■ **The request**
Leave the pictures out and retype the lines from the beginning through the line with "yscale = alt.Scale(domain=[0, 30.8], nice=False)", both ends included.

....................

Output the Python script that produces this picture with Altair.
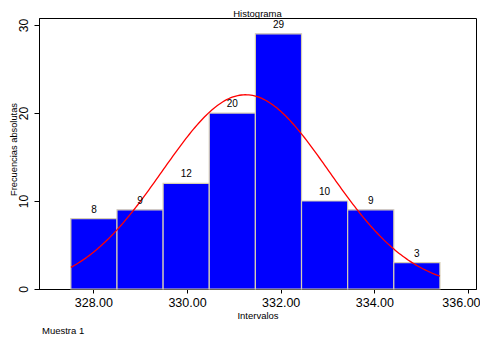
import altair as alt
import numpy as np
import pandas as pd

# Histogram data
edges = [327.52, 328.505, 329.49, 330.475, 331.46, 332.445, 333.43, 334.415, 335.40]
counts = [8, 9, 12, 20, 29, 10, 9, 3]

# Fitted normal curve parameters
mean = 331.25
sd = 1.78
n_total = sum(counts)
bin_w = (edges[-1] - edges[0]) / len(counts)

x_ticks = [328, 330, 332, 334, 336]
y_ticks = [0, 10, 20, 30]

bars = pd.DataFrame({
    "start": edges[:-1],
    "end": edges[1:],
    "count": counts,
})
bars["mid"] = (bars["start"] + bars["end"]) / 2

xs = np.linspace(edges[0], edges[-1], 200)
curve = pd.DataFrame({
    "x": xs,
    "y": n_total * bin_w / (sd * np.sqrt(2 * np.pi)) * np.exp(-0.5 * ((xs - mean) / sd) ** 2),
})

FONT = "Liberation Sans"
W, H = 437, 271
xscale = alt.Scale(domain=[326.84, 336.17], nice=False, zero=False)
yscale = alt.Scale(domain=[0, 30.8], nice=False)

last = x_ticks[-1]
xaxis = alt.Axis(values=x_ticks, format=".2f", title="Intervalos", grid=False,
                 labelFontSize=12.5, titleFontSize=9.5, titleFontWeight="normal",
                 labelAlign={"condition": {"test": f"datum.value == {last}", "value": "right"}, "value": "center"},
                 labelOffset={"condition": {"test": f"datum.value == {last}", "value": 12}, "value": 0},
                 tickSize=4, labelPadding=3, titlePadding=2, domainColor="black",
                 tickColor="black", labelColor="black", titleColor="black",
                 labelFont=FONT, titleFont=FONT)
yaxis = alt.Axis(values=y_ticks, title="Frecuencias absolutas", grid=False,
                 labelFontSize=12, titleFontSize=9.3, titleFontWeight="normal",
                 labelAngle=270, labelAlign="center", labelBaseline="bottom",
                 tickSize=5, labelPadding=4,
                 titleX=-26, titleY=131, titleAngle=270, titleAlign="center",
                 titleBaseline="middle",
                 domainColor="black",
                 tickColor="black", labelColor="black", titleColor="black",
                 labelFont=FONT, titleFont=FONT)

base = alt.Chart(bars)

rects = base.mark_rect(color="#0000FF", stroke="#D6CDB4", strokeWidth=1.2).encode(
    x=alt.X("start:Q", scale=xscale, axis=xaxis),
    x2="end:Q",
    y=alt.Y("count:Q", scale=yscale, axis=yaxis),
    y2=alt.datum(0),
)

labels = base.mark_text(baseline="bottom", dy=-4, fontSize=10, font=FONT, color="black").encode(
    x=alt.X("mid:Q", scale=xscale),
    y=alt.Y("count:Q", scale=yscale),
    text="count:Q",
)

line = alt.Chart(curve).mark_line(color="#FF0000", strokeWidth=1.3).encode(
    x=alt.X("x:Q", scale=xscale),
    y=alt.Y("y:Q", scale=yscale),
)

note = alt.Chart(pd.DataFrame({"t": ["Muestra 1"]})).mark_text(
    align="left", baseline="middle", fontSize=9.5, font=FONT, color="black"
).encode(x=alt.value(3), y=alt.value(313), text="t:N")

chart = alt.layer(rects, line, labels, note).properties(
    width=W,
    height=H,
    title=alt.TitleParams("Histograma", fontSize=9.5, fontWeight="normal", font=FONT,
                          color="black", offset=0, anchor="middle"),
    autosize=alt.AutoSizeParams(type="none"),
    padding={"left": 31, "top": 10, "right": 4, "bottom": 47},
).configure_view(stroke="black", strokeWidth=1)

chart.save("out.html", embed_options={"renderer": "svg", "actions": False})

....................

■ **Expected output**
Output the Python script that produces this picture with Altair.
import altair as alt
import numpy as np
import pandas as pd

# Histogram data
edges = [327.52, 328.505, 329.49, 330.475, 331.46, 332.445, 333.43, 334.415, 335.40]
counts = [8, 9, 12, 20, 29, 10, 9, 3]

# Fitted normal curve parameters
mean = 331.25
sd = 1.78
n_total = sum(counts)
bin_w = (edges[-1] - edges[0]) / len(counts)

x_ticks = [328, 330, 332, 334, 336]
y_ticks = [0, 10, 20, 30]

bars = pd.DataFrame({
    "start": edges[:-1],
    "end": edges[1:],
    "count": counts,
})
bars["mid"] = (bars["start"] + bars["end"]) / 2

xs = np.linspace(edges[0], edges[-1], 200)
curve = pd.DataFrame({
    "x": xs,
    "y": n_total * bin_w / (sd * np.sqrt(2 * np.pi)) * np.exp(-0.5 * ((xs - mean) / sd) ** 2),
})

FONT = "Liberation Sans"
W, H = 437, 271
xscale = alt.Scale(domain=[326.84, 336.17], nice=False, zero=False)
yscale = alt.Scale(domain=[0, 30.8], nice=False)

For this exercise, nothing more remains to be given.